Rebase. There are two failing tests that I have not updated yet:

Failed Tests (2):

LLVM :: CodeGen/AMDGPU/cttz_zero_undef.ll
LLVM :: CodeGen/AMDGPU/scratch-simple.ll
foad added a comment.Mar 24 2021, 7:21 AM

Maybe in such a case where a buildvector have elts which are extracted from the same vector, you shouldn't SimplifyDemandedBits for extract_vector_elt.

Yes, I am coming round to this idea: don't simplify EXTRACT_VECTOR_ELT to a constant if it is used by BUILD_VECTOR, because of the risk of breaking things like shuffle patterns.

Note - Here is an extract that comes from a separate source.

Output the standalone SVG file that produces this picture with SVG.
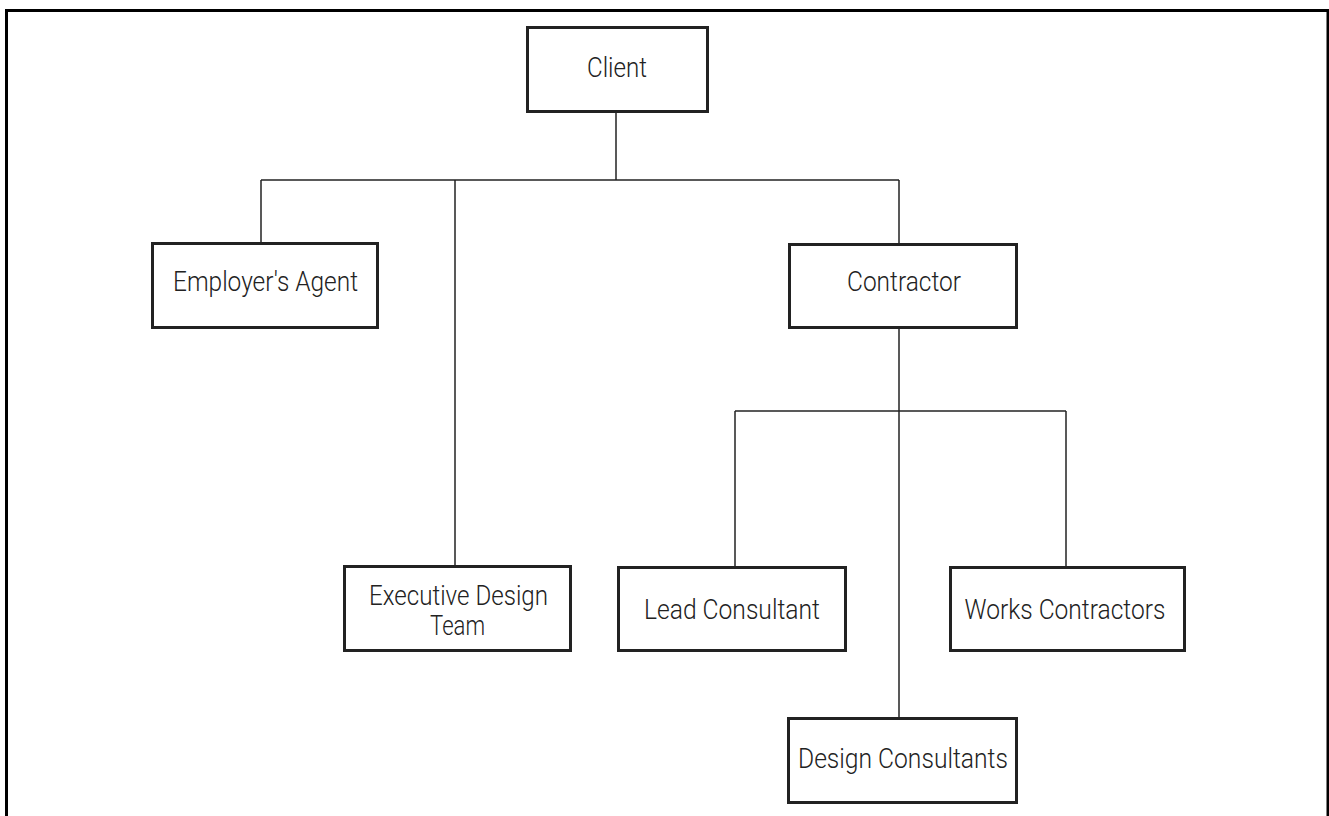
<svg xmlns="http://www.w3.org/2000/svg" width="1329" height="816" viewBox="0 0 1329 816">
  <style>
    .frame { fill: none; stroke: #000; stroke-width: 3; }
    .box { fill: #fff; stroke: #222; stroke-width: 3; }
    .wire { fill: none; stroke: #222; stroke-width: 1.5; }
    .label { font-family: Roboto, "Liberation Sans", sans-serif; font-size: 27px; font-weight: 300; fill: #222; text-anchor: middle; }
  </style>
  <rect width="1329" height="816" fill="#fff"/>
  <rect class="frame" x="6.5" y="10.5" width="1321.5" height="900"/>

  <g id="connectors">
    <path class="wire" d="M616 112 V180"/>
    <path class="wire" d="M261 180 H899"/>
    <path class="wire" d="M261 180 V242"/>
    <path class="wire" d="M455 180 V565"/>
    <path class="wire" d="M899 180 V243"/>
    <path class="wire" d="M899 329 V717"/>
    <path class="wire" d="M735 411 H1066"/>
    <path class="wire" d="M735 411 V566"/>
    <path class="wire" d="M1066 411 V566"/>
  </g>

  <g id="client">
    <rect class="box" x="527.5" y="27.5" width="180" height="84"/>
    <text class="label" x="617" y="77" textLength="60" lengthAdjust="spacingAndGlyphs">Client</text>
  </g>

  <g id="employers-agent">
    <rect class="box" x="152.5" y="243.5" width="225" height="84"/>
    <text class="label" x="265.5" y="291" textLength="185" lengthAdjust="spacingAndGlyphs">Employer's Agent</text>
  </g>

  <g id="contractor">
    <rect class="box" x="789.5" y="244.5" width="227" height="83"/>
    <text class="label" x="904" y="291" textLength="114" lengthAdjust="spacingAndGlyphs">Contractor</text>
  </g>

  <g id="executive-design-team">
    <rect class="box" x="344.5" y="566.5" width="226" height="84"/>
    <text class="label" x="458.5" y="605" textLength="179" lengthAdjust="spacingAndGlyphs">Executive Design</text>
    <text class="label" x="457.5" y="635" textLength="55" lengthAdjust="spacingAndGlyphs">Team</text>
  </g>

  <g id="lead-consultant">
    <rect class="box" x="618.5" y="567.5" width="227" height="83"/>
    <text class="label" x="732" y="619" textLength="176" lengthAdjust="spacingAndGlyphs">Lead Consultant</text>
  </g>

  <g id="works-contractors">
    <rect class="box" x="950.5" y="567.5" width="234" height="83"/>
    <text class="label" x="1065" y="619" textLength="201" lengthAdjust="spacingAndGlyphs">Works Contractors</text>
  </g>

  <g id="design-consultants">
    <rect class="box" x="788.5" y="718.5" width="228" height="84"/>
    <text class="label" x="903" y="768" textLength="210" lengthAdjust="spacingAndGlyphs">Design Consultants</text>
  </g>
</svg>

RKSimon added inline comments.Mar 24 2021, 7:52 AM
llvm/test/CodeGen/X86/nontemporal-3.ll
2–8

Please can you add a common CHECK prefix:

; RUN: llc < %s -mtriple=x86_64-unknown-unknown | FileCheck %s --check-prefixes=CHECK,SSE
; RUN: llc < %s -mtriple=x86_64-unknown-unknown -mattr=+sse4a | FileCheck %s --check-prefixes=CHECK,SSE
; RUN: llc < %s -mtriple=x86_64-unknown-unknown -mattr=+sse4.1 | FileCheck %s --check-prefixes=CHECK,SSE
; RUN: llc < %s -mtriple=x86_64-unknown-unknown -mattr=+avx | FileCheck %s --check-prefixes=CHECK,AVX
; RUN: llc < %s -mtriple=x86_64-unknown-unknown -mattr=+avx2 | FileCheck %s --check-prefixes=CHECK,AVX
; RUN: llc < %s -mtriple=x86_64-unknown-unknown -mattr=+avx512dq,+avx512vl | FileCheck %s --check-prefixes=CHECK,AVX512
; RUN: llc < %s -mtriple=x86_64-unknown-unknown -mattr=+avx512bw,+avx512vl | FileCheck %s --check-prefixes=CHECK,AVX512
llvm/test/CodeGen/X86/vec_setcc.ll
223

The 0'th index should be able to extract from the source of the _EXTEND_VECTOR_INREG using SimplifyMultipleUseDemandedBits

foad updated this revision to Diff 333005.Mar 24 2021, 8:24 AM

Add a common CHECK prefix.

RKSimon added inline comments.Mar 29 2021, 3:07 AM
llvm/lib/CodeGen/SelectionDAG/DAGCombiner.cpp
18650

How come this isn't picking up many of these test cases? Is it being run too late?

foad added inline comments.Mar 29 2021, 3:16 AM
llvm/test/CodeGen/X86/vec_setcc.ll
223

Well %eax is extracted directly from the result of the pcmpeqw, which is the source of the sign_extend_vector_inreg.